Question

The pressure exerted by 1.992 mol of N2 (treated as a van der Waals gas) occupying 31.6 L at 312 K is ________ atm.

Answer 1

P = 1.61 atm

Step-by-step explanation:

We need to use the Van der Waals gas formula to solve this, as it is hinted that the gas in question must be treated as a Van der Waals gas. This formula is:

`(P + (n^2a)/(V^2))(V-nb) = nRT`

For Nitrogen (
`N_2`), we can find from tables that the value of those constants are a=1.35 atm
`L^2/mol^2` and b=0.0387 L/mol. In case they are in other units is necessary to convert them since we need to stick with the same system of units always.
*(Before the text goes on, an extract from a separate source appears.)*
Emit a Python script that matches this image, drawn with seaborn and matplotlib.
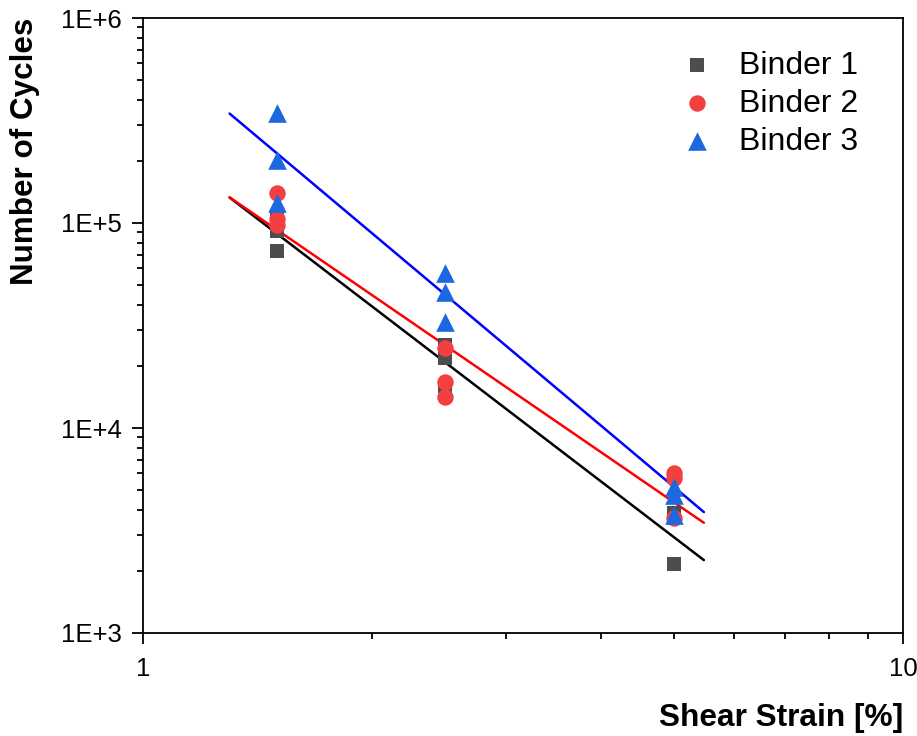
import numpy as np
import pandas as pd
import matplotlib
matplotlib.use("Agg")
import matplotlib.pyplot as plt
import seaborn as sns
from matplotlib.ticker import LogLocator, FixedLocator, FixedFormatter, NullFormatter

# ---- data ----
binders = ["Binder 1", "Binder 2", "Binder 3"]
strain_b1 = [1.5, 1.5, 1.5, 2.5, 2.5, 2.5, 5, 5]
cycles_b1 = [106000, 91000, 73000, 25400, 21900, 16000, 3850, 2170]
strain_b2 = [1.5, 1.5, 1.5, 2.5, 2.5, 2.5, 5, 5, 5]
cycles_b2 = [140000, 105000, 98000, 24600, 16800, 14200, 6030, 5700, 3640]
strain_b3 = [1.5, 1.5, 1.5, 2.5, 2.5, 2.5, 5, 5, 5]
cycles_b3 = [344000, 203000, 125000, 57000, 46000, 32900, 5150, 4700, 3760]

# power-law fits N = a * strain^b
fit_a = [280000, 260000, 774000]
fit_b = [-2.834, -2.544, -3.115]
fit_range = [1.3, 5.47]

y_ticks = [1e3, 1e4, 1e5, 1e6]
y_tick_labels = ["1E+3", "1E+4", "1E+5", "1E+6"]
x_ticks = [1, 10]
x_tick_labels = ["1", "10"]

marker_colors = ["#4d4d4d", "#f24040", "#1c68e0"]
line_colors = ["#000000", "#ff0000", "#0000ff"]
markers = ["s", "o", "^"]
marker_sizes = [110, 140, 180]

# ---- build tables ----
strains = [strain_b1, strain_b2, strain_b3]
cycles = [cycles_b1, cycles_b2, cycles_b3]
point_dfs = [pd.DataFrame({"strain": s, "cycles": c, "binder": n})
             for s, c, n in zip(strains, cycles, binders)]

xs = np.geomspace(fit_range[0], fit_range[1], 50)
fit_df = pd.concat([
    pd.DataFrame({"strain": xs, "cycles": a * xs ** b, "binder": name})
    for name, a, b in zip(binders, fit_a, fit_b)
], ignore_index=True)

sns.set_theme(style="ticks")
plt.rcParams["font.family"] = ["Liberation Sans", "DejaVu Sans"]
plt.rcParams["text.color"] = "black"
plt.rcParams["axes.labelcolor"] = "black"

fig = plt.figure(figsize=(9.17, 7.36), dpi=100)
ax = fig.add_axes([143 / 917, 1 - 633 / 736, (903 - 143) / 917, (633 - 18) / 736])

sns.lineplot(data=fit_df, x="strain", y="cycles", hue="binder",
             palette=dict(zip(binders, line_colors)), linewidth=1.8,
             legend=False, ax=ax, zorder=2)
for d, n, col, m, s in zip(point_dfs, binders, marker_colors, markers, marker_sizes):
    sns.scatterplot(data=d, x="strain", y="cycles", color=col, marker=m, s=s,
                    linewidth=0, label=n, ax=ax, zorder=3)

ax.set_xscale("log")
ax.set_yscale("log")
ax.set_xlim(1, 10)
ax.set_ylim(1e3, 1e6)

ax.yaxis.set_major_locator(FixedLocator(y_ticks))
ax.yaxis.set_major_formatter(FixedFormatter(y_tick_labels))
ax.xaxis.set_major_locator(FixedLocator(x_ticks))
ax.xaxis.set_major_formatter(FixedFormatter(x_tick_labels))
ax.xaxis.set_minor_locator(LogLocator(base=10, subs=np.arange(2, 10)))
ax.yaxis.set_minor_locator(LogLocator(base=10, subs=np.arange(2, 10)))
ax.xaxis.set_minor_formatter(NullFormatter())
ax.yaxis.set_minor_formatter(NullFormatter())

ax.tick_params(axis="both", which="major", direction="out", length=8, width=1.3,
               labelsize=18.5, colors="black", labelcolor="black")
ax.tick_params(axis="both", which="minor", direction="out", length=4.5, width=1.3,
               colors="black")
ax.tick_params(axis="x", which="major", pad=9)
ax.tick_params(axis="y", which="major", pad=7)
for sp in ax.spines.values():
    sp.set_linewidth(1.3)
    sp.set_color("black")
    sp.set_visible(True)

ax.set_xlabel("Shear Strain [%]", fontsize=22.8, fontweight="bold")
ax.xaxis.set_label_coords(1.0, -0.138)
ax.xaxis.label.set_horizontalalignment("right")
ax.xaxis.label.set_verticalalignment("center")
ax.set_ylabel("Number of Cycles", fontsize=22.6, fontweight="bold")
ax.yaxis.set_label_coords(-0.155, 1.0)
ax.yaxis.label.set_verticalalignment("center")
ax.yaxis.label.set_horizontalalignment("right")

leg = ax.legend(loc="upper right", bbox_to_anchor=(0.97, 0.983), frameon=False,
                fontsize=23, handletextpad=0.7, labelspacing=0.25,
                handlelength=1.2, borderaxespad=0.3)
for t in leg.get_texts():
    t.set_color("black")

fig.savefig("out.png", dpi=100)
We can then do (dividing both sides by V-nb):

`(P + (n^2a)/(V^2))=(nRT)/(V-nb)`

And finally have the expression for the pressure:

`P=(nRT)/(V-nb)-(n^2a)/(V^2)`

We then put the values we already have on this formula:

`P=((1.992mol)(0.0821Latm/molK)(312K))/((31.6L)-(1.992mol)(0.0387 L/mol))-((1.992mol)^2(1.35 atmL^2/mol^2))/((31.6L)^2)`

Which after careful calculation, and noticing again that we have used the same system of units for everything so they canel out properly, gives us the result P = 1.61 atm.